SUPPLIED INFORMATION -
↓↓↓
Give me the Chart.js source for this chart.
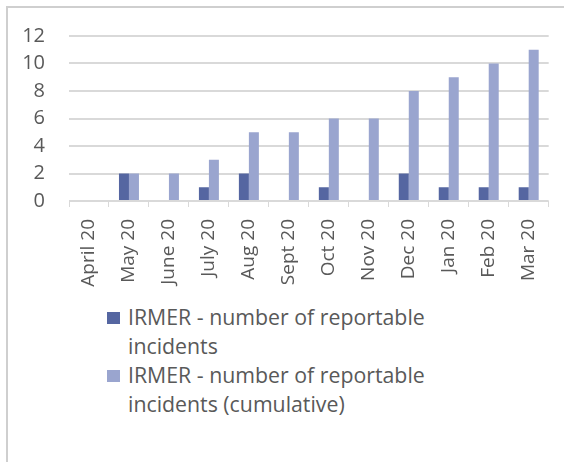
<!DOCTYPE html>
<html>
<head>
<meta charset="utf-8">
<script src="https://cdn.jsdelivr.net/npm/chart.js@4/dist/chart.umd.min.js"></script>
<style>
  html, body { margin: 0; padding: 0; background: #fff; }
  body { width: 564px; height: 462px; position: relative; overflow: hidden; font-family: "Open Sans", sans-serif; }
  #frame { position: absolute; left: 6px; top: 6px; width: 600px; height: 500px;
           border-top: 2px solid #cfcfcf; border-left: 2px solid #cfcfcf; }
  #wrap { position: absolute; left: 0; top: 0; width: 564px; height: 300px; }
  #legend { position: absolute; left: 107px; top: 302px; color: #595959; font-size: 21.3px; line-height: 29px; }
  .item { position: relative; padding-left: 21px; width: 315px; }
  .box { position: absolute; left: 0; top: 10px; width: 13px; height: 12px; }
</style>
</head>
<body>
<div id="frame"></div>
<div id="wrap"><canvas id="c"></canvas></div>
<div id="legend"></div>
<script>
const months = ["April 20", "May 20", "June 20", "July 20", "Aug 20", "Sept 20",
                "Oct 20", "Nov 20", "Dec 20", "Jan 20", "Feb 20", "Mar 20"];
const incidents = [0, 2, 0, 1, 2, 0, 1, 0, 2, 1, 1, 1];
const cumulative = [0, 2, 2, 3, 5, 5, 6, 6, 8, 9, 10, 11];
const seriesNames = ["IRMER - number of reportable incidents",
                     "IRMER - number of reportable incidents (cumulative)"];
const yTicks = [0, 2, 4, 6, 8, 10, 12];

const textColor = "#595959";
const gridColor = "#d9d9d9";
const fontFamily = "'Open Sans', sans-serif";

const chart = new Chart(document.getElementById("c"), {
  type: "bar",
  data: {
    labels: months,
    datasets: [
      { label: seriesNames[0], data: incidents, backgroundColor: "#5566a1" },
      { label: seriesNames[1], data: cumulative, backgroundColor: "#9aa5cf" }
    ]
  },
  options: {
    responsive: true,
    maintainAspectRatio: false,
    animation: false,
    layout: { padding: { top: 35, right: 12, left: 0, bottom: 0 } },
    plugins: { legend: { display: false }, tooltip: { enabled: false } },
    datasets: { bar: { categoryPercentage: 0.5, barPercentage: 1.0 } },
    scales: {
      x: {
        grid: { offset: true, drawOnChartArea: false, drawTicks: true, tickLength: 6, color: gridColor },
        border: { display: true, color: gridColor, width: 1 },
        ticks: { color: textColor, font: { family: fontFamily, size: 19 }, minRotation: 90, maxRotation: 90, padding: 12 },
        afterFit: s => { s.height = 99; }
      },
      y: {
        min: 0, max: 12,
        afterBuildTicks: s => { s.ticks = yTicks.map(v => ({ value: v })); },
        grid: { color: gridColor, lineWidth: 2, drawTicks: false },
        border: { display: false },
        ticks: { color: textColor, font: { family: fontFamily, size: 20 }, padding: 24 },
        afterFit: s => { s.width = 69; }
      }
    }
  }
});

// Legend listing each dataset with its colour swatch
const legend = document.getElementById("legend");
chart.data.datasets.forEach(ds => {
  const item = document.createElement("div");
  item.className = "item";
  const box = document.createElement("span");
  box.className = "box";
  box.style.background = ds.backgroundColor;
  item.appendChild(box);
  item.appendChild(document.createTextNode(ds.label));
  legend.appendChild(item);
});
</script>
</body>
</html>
↑↑↑
↓↓↓
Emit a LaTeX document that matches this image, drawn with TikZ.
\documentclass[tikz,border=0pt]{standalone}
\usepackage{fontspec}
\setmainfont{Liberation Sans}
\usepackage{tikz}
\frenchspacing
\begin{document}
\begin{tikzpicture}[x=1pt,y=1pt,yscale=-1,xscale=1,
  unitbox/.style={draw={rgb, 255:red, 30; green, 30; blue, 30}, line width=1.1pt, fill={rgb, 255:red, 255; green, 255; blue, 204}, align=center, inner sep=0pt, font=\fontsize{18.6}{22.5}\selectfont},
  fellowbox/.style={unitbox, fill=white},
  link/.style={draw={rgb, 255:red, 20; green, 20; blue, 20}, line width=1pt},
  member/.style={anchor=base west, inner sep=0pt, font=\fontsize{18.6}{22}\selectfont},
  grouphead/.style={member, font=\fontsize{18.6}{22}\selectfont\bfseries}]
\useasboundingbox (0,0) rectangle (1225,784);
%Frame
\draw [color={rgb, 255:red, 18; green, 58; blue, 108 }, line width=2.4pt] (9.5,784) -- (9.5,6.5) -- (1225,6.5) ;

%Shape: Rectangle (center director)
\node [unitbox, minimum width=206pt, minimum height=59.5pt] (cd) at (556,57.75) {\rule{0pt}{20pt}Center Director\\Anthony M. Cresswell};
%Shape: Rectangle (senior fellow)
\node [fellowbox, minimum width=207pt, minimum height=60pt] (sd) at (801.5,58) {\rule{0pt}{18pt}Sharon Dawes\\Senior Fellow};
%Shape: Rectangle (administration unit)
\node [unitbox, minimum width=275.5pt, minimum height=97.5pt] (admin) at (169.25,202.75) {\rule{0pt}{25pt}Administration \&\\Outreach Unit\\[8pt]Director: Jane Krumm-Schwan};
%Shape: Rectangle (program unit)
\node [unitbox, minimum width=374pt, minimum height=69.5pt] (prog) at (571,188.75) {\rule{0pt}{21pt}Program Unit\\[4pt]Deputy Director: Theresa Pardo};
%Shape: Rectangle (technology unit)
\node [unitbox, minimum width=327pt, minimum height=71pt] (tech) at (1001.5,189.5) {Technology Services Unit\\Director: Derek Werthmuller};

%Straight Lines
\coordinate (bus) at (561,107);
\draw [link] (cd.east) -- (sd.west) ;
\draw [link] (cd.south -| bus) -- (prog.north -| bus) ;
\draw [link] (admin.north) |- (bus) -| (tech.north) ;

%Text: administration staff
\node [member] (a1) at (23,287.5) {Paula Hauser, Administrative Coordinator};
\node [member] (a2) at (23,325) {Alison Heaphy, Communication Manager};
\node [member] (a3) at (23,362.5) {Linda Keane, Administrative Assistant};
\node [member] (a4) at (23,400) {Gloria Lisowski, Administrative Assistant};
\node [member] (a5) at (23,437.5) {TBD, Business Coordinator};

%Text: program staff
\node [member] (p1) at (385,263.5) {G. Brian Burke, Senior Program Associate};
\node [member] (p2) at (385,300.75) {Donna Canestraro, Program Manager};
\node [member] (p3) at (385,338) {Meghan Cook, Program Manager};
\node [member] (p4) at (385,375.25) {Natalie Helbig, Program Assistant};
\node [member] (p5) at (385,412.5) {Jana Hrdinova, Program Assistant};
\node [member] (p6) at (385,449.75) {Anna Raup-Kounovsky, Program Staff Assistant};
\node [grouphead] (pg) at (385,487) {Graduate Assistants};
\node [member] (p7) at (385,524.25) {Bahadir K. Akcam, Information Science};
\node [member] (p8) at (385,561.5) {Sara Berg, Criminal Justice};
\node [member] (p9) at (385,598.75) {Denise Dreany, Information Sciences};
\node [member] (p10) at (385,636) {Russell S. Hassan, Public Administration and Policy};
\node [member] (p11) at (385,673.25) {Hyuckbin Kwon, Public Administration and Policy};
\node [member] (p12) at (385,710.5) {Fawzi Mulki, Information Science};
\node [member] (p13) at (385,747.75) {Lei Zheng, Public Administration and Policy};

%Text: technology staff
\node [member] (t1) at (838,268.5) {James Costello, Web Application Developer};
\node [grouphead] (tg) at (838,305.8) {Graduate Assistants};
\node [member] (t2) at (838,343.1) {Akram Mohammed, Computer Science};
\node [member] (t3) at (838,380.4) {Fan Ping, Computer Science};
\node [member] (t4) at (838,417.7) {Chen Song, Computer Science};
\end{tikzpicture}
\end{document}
↑↑↑
Of the lines above, retype only those from the line containing "Emit a LaTeX" through the line containing "-- (1225,6.5) ;", including both, exactly.

Emit a LaTeX document that matches this image, drawn with TikZ.
\documentclass[tikz,border=0pt]{standalone}
\usepackage{fontspec}
\setmainfont{Liberation Sans}
\usepackage{tikz}
\frenchspacing
\begin{document}
\begin{tikzpicture}[x=1pt,y=1pt,yscale=-1,xscale=1,
  unitbox/.style={draw={rgb, 255:red, 30; green, 30; blue, 30}, line width=1.1pt, fill={rgb, 255:red, 255; green, 255; blue, 204}, align=center, inner sep=0pt, font=\fontsize{18.6}{22.5}\selectfont},
  fellowbox/.style={unitbox, fill=white},
  link/.style={draw={rgb, 255:red, 20; green, 20; blue, 20}, line width=1pt},
  member/.style={anchor=base west, inner sep=0pt, font=\fontsize{18.6}{22}\selectfont},
  grouphead/.style={member, font=\fontsize{18.6}{22}\selectfont\bfseries}]
\useasboundingbox (0,0) rectangle (1225,784);
%Frame
\draw [color={rgb, 255:red, 18; green, 58; blue, 108 }, line width=2.4pt] (9.5,784) -- (9.5,6.5) -- (1225,6.5) ;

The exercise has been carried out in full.